The open discussion on technology and bullying has been quite prevalent in the past few years with regards to how our kiddos are using and being affected by social media.  While I find research and continued conversation about this to be extremely useful and helpful, I would like to have an open discussion on how social media affects adults.

It turns out social media doesn’t discriminate against age, and I find most adults struggling with feelings prompted by pictures, words and chats that take place via social media.  Social media has brought on a whole new sense of “keeping up with the Jones’”.  We are inundated with what we should look like, what our families should look like, how our marriages should be Instagram worthy, and heck; even our pets have a place in the mix.

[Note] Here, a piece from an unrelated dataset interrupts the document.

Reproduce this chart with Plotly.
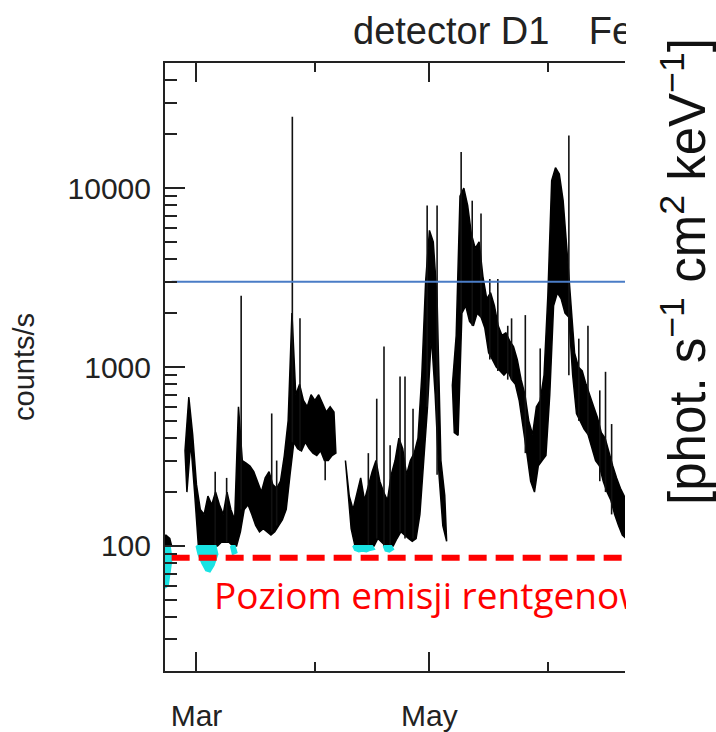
import math
import pandas as pd
import plotly.graph_objects as go

# ---------------- data ----------------
base_date = "2009-02-21"
days = list(range(-1, 122))
band_lo = [100, 100, 100, None, None, None, 200, 380, 200, 100,
           100, 100, 100, 100, 100, 105, 105, 105, 100, 100,
           120, 160, 170, 150, 130, 120, 125, 120, 115, 120,
           130, 140, 160, 250, 380, 350, 340, 380, 350, 330,
           320, 340, 300, 300, 320, 330, None, None, 230, 125,
           100, 100, 100, 100, 100, 100, 110, 105, 100, 100,
           100, 110, 120, 115, 110, 106, 110, 150, 300, 600,
           1500, 700, 250, 130, 106, None, 430, 415, 2000, 2200,
           1800, 1700, 2000, 1900, 1650, 1200, 1100, 1000, 950, 900,
           950, 850, 800, 650, 450, 330, 230, 200, 280, 300,
           320, 700, 2200, 2600, 2400, 2000, 1900, 900, 550, 500,
           450, 420, 350, 300, 280, 230, 200, 180, 150, 130,
           115, 110, 105]
band_hi = [112, 115, 110, None, None, None, 340, 680, 420, 220,
           160, 150, 190, 170, 200, 170, 150, 200, 160, 140,
           600, 300, 290, 280, 260, 230, 200, 240, 260, 220,
           210, 230, 320, 500, 2000, 700, 800, 650, 600, 700,
           650, 700, 620, 560, 600, 560, None, None, 300, 190,
           160, 200, 240, 180, 220, 260, 300, 230, 200, 180,
           250, 300, 400, 350, 250, 300, 330, 400, 900, 3000,
           5800, 5000, 2400, 300, 192, None, 790, 1500, 9000, 10000,
           8000, 5500, 4600, 5000, 3200, 2400, 2600, 2200, 1700, 1500,
           1550, 1400, 1300, 1100, 850, 700, 500, 420, 600, 650,
           900, 2500, 11000, 13000, 12000, 8500, 4500, 2400, 1200, 1000,
           950, 800, 700, 600, 520, 430, 400, 330, 280, 240,
           210, 190, 170]

spike_day = [12.9, 15.9, 19.7, 27.7, 29.0, 33.1, 35.1, 41.7, 53.0, 55.2,
             57.1, 58.7, 61.3, 62.6, 64.7, 68.4, 71.0, 77.3, 80.2, 82.5,
             84.8, 86.9, 89.5, 90.5, 94.1, 98.0, 105.5, 108.1, 110.5, 113.6,
             115.1, 116.7]
spike_val = [260, 240, 2500, 550, 300, 25000, 1870, 233, 330, 665,
             1300, 365, 885, 885, 585, 8000, 8000, 15900, 8500, 7200,
             3100, 3100, 1700, 1870, 1950, 1270, 19700, 1440, 1700, 740,
             940, 480]

cyan_days = [-1, 0, 1, 8, 9, 10, 11, 12, 13, 17, 18, 49, 50, 51, 52, 53, 54, 57, 58, 59]
cyan_lo = [58, 60, 85, 90, 80, 73, 72, 78, 90, 90, 92, 95, 93, 94, 93, 95, 96, 94, 93, 96]
cyan_top = 100

blue_level = 3000
red_level = 86
level_start_day = 1.5
x_range_days = [-0.24, 120.2]
y_range = [20, 50000]

x_tick_dates = ["2009-03-01", "2009-05-01"]
x_tick_text = ["Mar", "May"]
x_minor_dates = ["2009-04-01", "2009-06-01"]
y_tick_vals = [100, 1000, 10000]
y_tick_text = ["100", "1000", "10000"]
y_minor_vals = [m * 10 ** e for e in (1, 2, 3, 4) for m in range(2, 10) if m * 10 ** e <= 50000]

title_text = "detector D1\u00a0\u00a0\u00a0\u2009Fe"
ytitle_text = "counts/s"
red_text = "Poziom emisji rentgenow"
unit_text = "[phot. s<sup>\u22121</sup> cm<sup>2</sup> keV<sup>\u22121</sup>]"


# ---------------- helpers ----------------
def to_date(d):
    ts = pd.Timestamp(base_date) + pd.Timedelta(days=d)
    return ts.strftime("%Y-%m-%d %H:%M:%S")


def segments(day_list, values):
    segs, cur = [], []
    prev = None
    for d, v in zip(day_list, values):
        if v is None or (prev is not None and d != prev + 1):
            if cur:
                segs.append(cur)
            cur = []
        if v is not None:
            cur.append(d)
        prev = d
    if cur:
        segs.append(cur)
    return segs


fig = go.Figure()

# main band (daily min/max envelope), filled
lo_map = dict(zip(days, band_lo))
hi_map = dict(zip(days, band_hi))
for seg in segments(days, band_lo):
    xs = [to_date(d) for d in seg] + [to_date(d + 0.5) for d in reversed(seg)]
    ys = [hi_map[d] for d in seg] + [lo_map[d] for d in reversed(seg)]
    fig.add_trace(go.Scatter(x=xs + xs[:1], y=ys + ys[:1], mode="lines", fill="toself",
                             fillcolor="black", line=dict(color="black", width=1.5),
                             hoverinfo="skip"))

# spikes
sx, sy = [], []
for d, v in zip(spike_day, spike_val):
    base = lo_map.get(int(round(d)))
    if base is None:
        base = v
    sx += [to_date(d), to_date(d), None]
    sy += [base, v, None]
fig.add_trace(go.Scatter(x=sx, y=sy, mode="lines", line=dict(color="#111", width=1.6),
                         hoverinfo="skip"))

# cyan (below-threshold) parts
cyan_map = dict(zip(cyan_days, cyan_lo))
for seg in segments(cyan_days, cyan_lo):
    xs = [to_date(d) for d in seg] + [to_date(d + 0.5) for d in reversed(seg)]
    ys = [cyan_top] * len(seg) + [cyan_map[d] for d in reversed(seg)]
    fig.add_trace(go.Scatter(x=xs + xs[:1], y=ys + ys[:1], mode="lines", fill="toself",
                             fillcolor="#19e3e3", line=dict(color="#19e3e3", width=2),
                             hoverinfo="skip"))

fig.add_trace(go.Scatter(x=[to_date(level_start_day), to_date(x_range_days[1] + 5)],
                         y=[blue_level, blue_level], mode="lines",
                         line=dict(color="#4a7cc6", width=2), hoverinfo="skip"))
fig.add_trace(go.Scatter(x=[to_date(level_start_day), to_date(x_range_days[1] + 5)],
                         y=[red_level, red_level], mode="lines",
                         line=dict(color="#ff0000", width=6, dash="18px,9px"), hoverinfo="skip"))

L, R, T, B = 165, 91, 63, 61
W, H = 716, 732
pw, ph = W - L - R, H - T - B


def px(x):
    return (x - L) / pw


def py(y):
    return (H - B - y) / ph


axis_col = "#222"
tick_font = dict(family="Liberation Sans, Arial, sans-serif", size=30, color=axis_col)

fig.update_layout(
    width=W, height=H, margin=dict(l=L, r=R, t=T, b=B, pad=0, autoexpand=False),
    paper_bgcolor="white", plot_bgcolor="white", showlegend=False,
    xaxis=dict(type="date", range=[to_date(x_range_days[0]), to_date(x_range_days[1])],
               automargin=False,
               showline=True, linecolor=axis_col, linewidth=2, mirror="allticks",
               ticks="inside", ticklen=19, tickwidth=2, tickcolor=axis_col,
               tickmode="array", tickvals=x_tick_dates, ticktext=x_tick_text,
               tickfont=tick_font, ticklabelstandoff=17, showgrid=False, zeroline=False,
               minor=dict(tickmode="array", tickvals=x_minor_dates, ticks="inside",
                          ticklen=9, tickwidth=2, tickcolor=axis_col, showgrid=False)),
    yaxis=dict(type="log", range=[math.log10(y_range[0]), math.log10(y_range[1])],
               automargin=False,
               showline=True, linecolor=axis_col, linewidth=2, mirror=False,
               ticks="inside", ticklen=20, tickwidth=2, tickcolor=axis_col,
               tickmode="array", tickvals=y_tick_vals, ticktext=y_tick_text,
               tickfont=tick_font, ticklabelstandoff=6, showgrid=False, zeroline=False,
               minor=dict(tickmode="array", tickvals=y_minor_vals, ticks="inside",
                          ticklen=12, tickwidth=2, tickcolor=axis_col, showgrid=False)),
)

fig.add_annotation(text=title_text, xref="paper", yref="paper", x=px(352), y=py(31),
                   xanchor="left", yanchor="middle", width=625 - 352, align="left",
                   borderpad=0, showarrow=False,
                   font=dict(family="Liberation Sans, Arial, sans-serif", size=38, color=axis_col))
fig.add_annotation(text=ytitle_text, xref="paper", yref="paper", x=px(24), y=py(367),
                   xanchor="center", yanchor="middle", textangle=-90, showarrow=False,
                   font=dict(family="Liberation Sans, Arial, sans-serif", size=29, color=axis_col))
fig.add_annotation(text=red_text, xref="paper", yref="paper", x=px(213), y=py(594),
                   xanchor="left", yanchor="middle", width=625 - 213, align="left",
                   borderpad=0, showarrow=False,
                   font=dict(family="Open Sans, sans-serif", size=37, color="#ff0000"))
fig.add_annotation(text=unit_text, xref="paper", yref="paper", x=px(684), y=py(272),
                   xanchor="center", yanchor="middle", textangle=-90, showarrow=False,
                   font=dict(family="Liberation Sans, Arial, sans-serif", size=51, color="#111"))

fig.write_html("out.html")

How we present ourselves as adults within the world of social media is not a whole lot different then what we are telling our kiddos not to do; and ending with similar results.  Hurt feelings, anxiety, low self-esteem, no self-esteem, and fear of not being “enough” are constant themes discussed in therapy.  Wrapping words around your finger as if it were a piece of chewing gum to make yourself look good or someone else bad is easy to do when removed from the person.  Posting the best family photos for everyone to gawk at, but leaving the one out where you toddler is screaming, is easy to do when removed from people.

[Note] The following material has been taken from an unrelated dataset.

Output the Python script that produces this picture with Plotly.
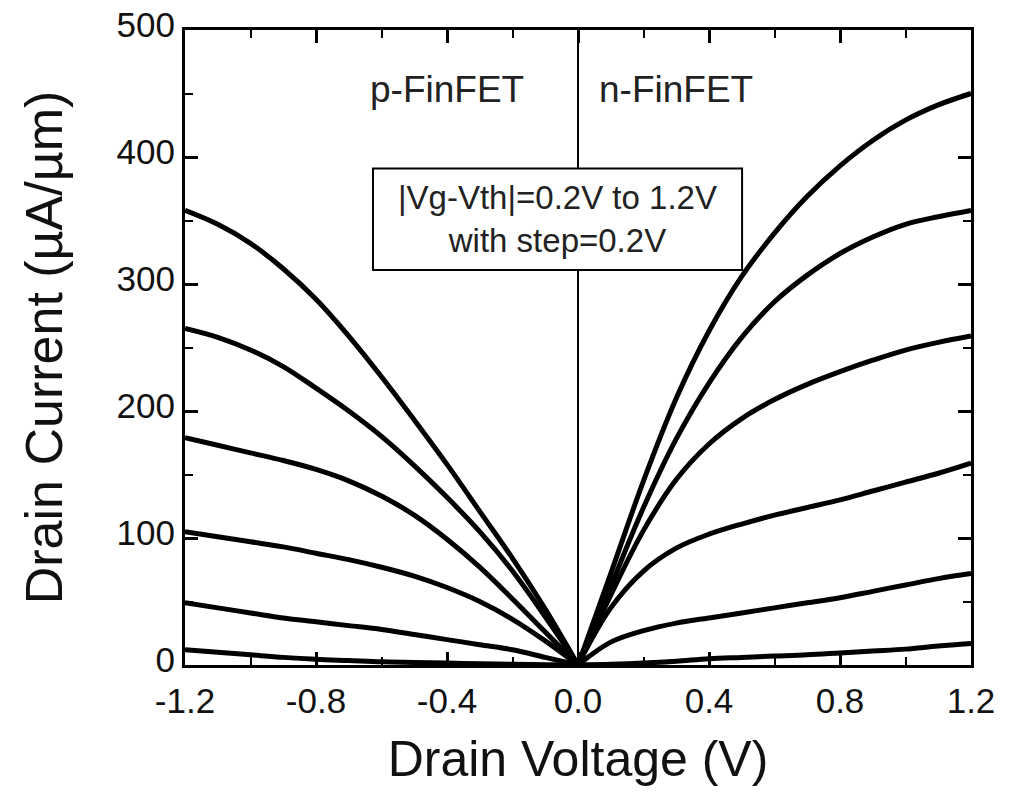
import plotly.graph_objects as go

# Drain voltage sweep points (V)
vd_p = [-1.2, -1.1, -1.0, -0.9, -0.8, -0.7, -0.6, -0.5, -0.4, -0.3, -0.2, -0.1, 0.0]
vd_n = [0.0, 0.1, 0.2, 0.3, 0.4, 0.5, 0.6, 0.7, 0.8, 0.9, 1.0, 1.1, 1.2]

# p-FinFET drain current (uA/um), |Vg-Vth| = 1.2 V down to 0.2 V
p_12 = [358, 347, 332, 312, 288, 259, 227, 193, 158, 121, 84, 44, 0]
p_10 = [265, 258, 248, 235, 218, 200, 180, 157, 132, 105, 74, 38, 0]
p_08 = [179, 173, 167, 161, 154, 145, 133, 118, 99, 77, 52, 26, 0]
p_06 = [105, 101, 97, 93, 88, 83, 77, 70, 61, 50, 36, 19, 0]
p_04 = [49, 45, 41, 37, 34, 31, 28, 24, 20, 16, 12, 6, 0]
p_02 = [12, 10, 8, 6, 4.5, 3.5, 2.5, 2, 1.5, 1, 0.5, 0.2, 0]

# n-FinFET drain current (uA/um), |Vg-Vth| = 1.2 V down to 0.2 V
n_12 = [0, 72, 145, 210, 263, 306, 340, 369, 393, 413, 429, 441, 450]
n_10 = [0, 62, 124, 178, 222, 258, 286, 307, 324, 337, 347, 353, 358]
n_08 = [0, 55, 106, 146, 174, 194, 209, 221, 231, 240, 248, 254, 259]
n_06 = [0, 45, 74, 92, 103, 111, 118, 124, 130, 137, 144, 151, 159]
n_04 = [0, 18, 27, 33, 37, 41, 45, 49, 53, 58, 63, 68, 72]
n_02 = [0, 0.5, 1.5, 3, 5, 6, 7, 8, 9.5, 11, 12.5, 15, 17]

x_ticks = [-1.2, -0.8, -0.4, 0.0, 0.4, 0.8, 1.2]
x_ticktext = ["-1.2", "-0.8", "-0.4", "0.0", "0.4", "0.8", "1.2"]
y_ticks = [0, 100, 200, 300, 400, 500]

FONT = "Liberation Sans, Arial, sans-serif"
INK = "#111111"

fig = go.Figure()

for curve in [p_12, p_10, p_08, p_06, p_04, p_02]:
    fig.add_trace(go.Scatter(x=vd_p, y=curve, mode="lines",
                             line=dict(color="black", width=5, shape="spline", smoothing=1.0),
                             showlegend=False, hoverinfo="skip"))
for curve in [n_12, n_10, n_08, n_06, n_04, n_02]:
    fig.add_trace(go.Scatter(x=vd_n, y=curve, mode="lines",
                             line=dict(color="black", width=5, shape="spline", smoothing=1.0),
                             showlegend=False, hoverinfo="skip"))

# divider at Vd = 0 and the bias-condition box
fig.add_shape(type="line", x0=0, x1=0, y0=0, y1=500, xref="x", yref="y",
              line=dict(color="black", width=2), layer="below")
fig.add_shape(type="rect", x0=-0.626, x1=0.501, y0=311, y1=391, xref="x", yref="y",
              line=dict(color="black", width=2), fillcolor="white", layer="below")

fig.add_annotation(x=(-0.626 + 0.501) / 2, y=351, xref="x", yref="y",
                   text="|Vg-Vth|=0.2V to 1.2V<br>with step=0.2V", showarrow=False,
                   font=dict(family=FONT, size=33, color="#222222"), align="center")
fig.add_annotation(x=-0.40, y=453, xref="x", yref="y", text="p-FinFET", showarrow=False,
                   font=dict(family=FONT, size=37, color="#222222"))
fig.add_annotation(x=0.30, y=453, xref="x", yref="y", text="n-FinFET", showarrow=False,
                   font=dict(family=FONT, size=37, color="#222222"))

axis_common = dict(showline=True, linecolor="black", linewidth=3, mirror="ticks",
                   ticks="inside", tickcolor="black", tickwidth=3, ticklen=13,
                   showgrid=False, zeroline=False, automargin=False,
                   tickfont=dict(family=FONT, size=35, color=INK))

fig.update_xaxes(range=[-1.2, 1.2], tickvals=x_ticks, ticktext=x_ticktext,
                 ticklabelstandoff=3,
                 minor=dict(ticks="inside", dtick=0.2, tick0=0, ticklen=8, tickwidth=2,
                            tickcolor="black", showgrid=False),
                 title=dict(text="Drain Voltage (V)", standoff=22,
                            font=dict(family=FONT, size=50, color=INK)),
                 **axis_common)
fig.update_yaxes(range=[0, 500], tickvals=y_ticks, ticklabelshift=-5,
                 minor=dict(ticks="inside", dtick=50, tick0=0, ticklen=8, tickwidth=2,
                            tickcolor="black", showgrid=False),
                 title=dict(text="Drain Current (µA/µm)", standoff=38,
                            font=dict(family=FONT, size=52, color=INK)),
                 **axis_common)

fig.update_layout(width=1018, height=795,
                  margin=dict(l=185, r=47, t=30, b=130),
                  paper_bgcolor="white", plot_bgcolor="white")

fig.write_html("out.html")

Presenting an unauthentic life is easy to do when removed from people and we often time mistake technology for connection.  Social media is an impostor, having us think we are connecting when we are not.  Turns out we are just communicating not connecting.  Are we really feeling seen or heard on social media or is it just robbing us of a real chance to be seen and heard by the person sitting next to us?

It’s hard to know how to engage with technology to be “part of” 2018 while mindful of its effects on mood, identity and family dynamics.   I usually encourage adults to have similar rules as they would set for any kiddo or young adult.  Limit your time on social media.  Don’t use it before bed or first thing in the morning.  Use it has an avenue to share inspirations, kind words, or to stay in touch with a friend that lives away from you.  Be thoughtful of the pictures you post and ask yourself “Am I showboating or truly wanting to share this experience with others?  How could this make someone else feel?”  At the end of the day we need to encourage situations where connection is created through sharing a hug or a handshake.  Human to Human-not device to device.

Lean in.  Be human. Connect authentically.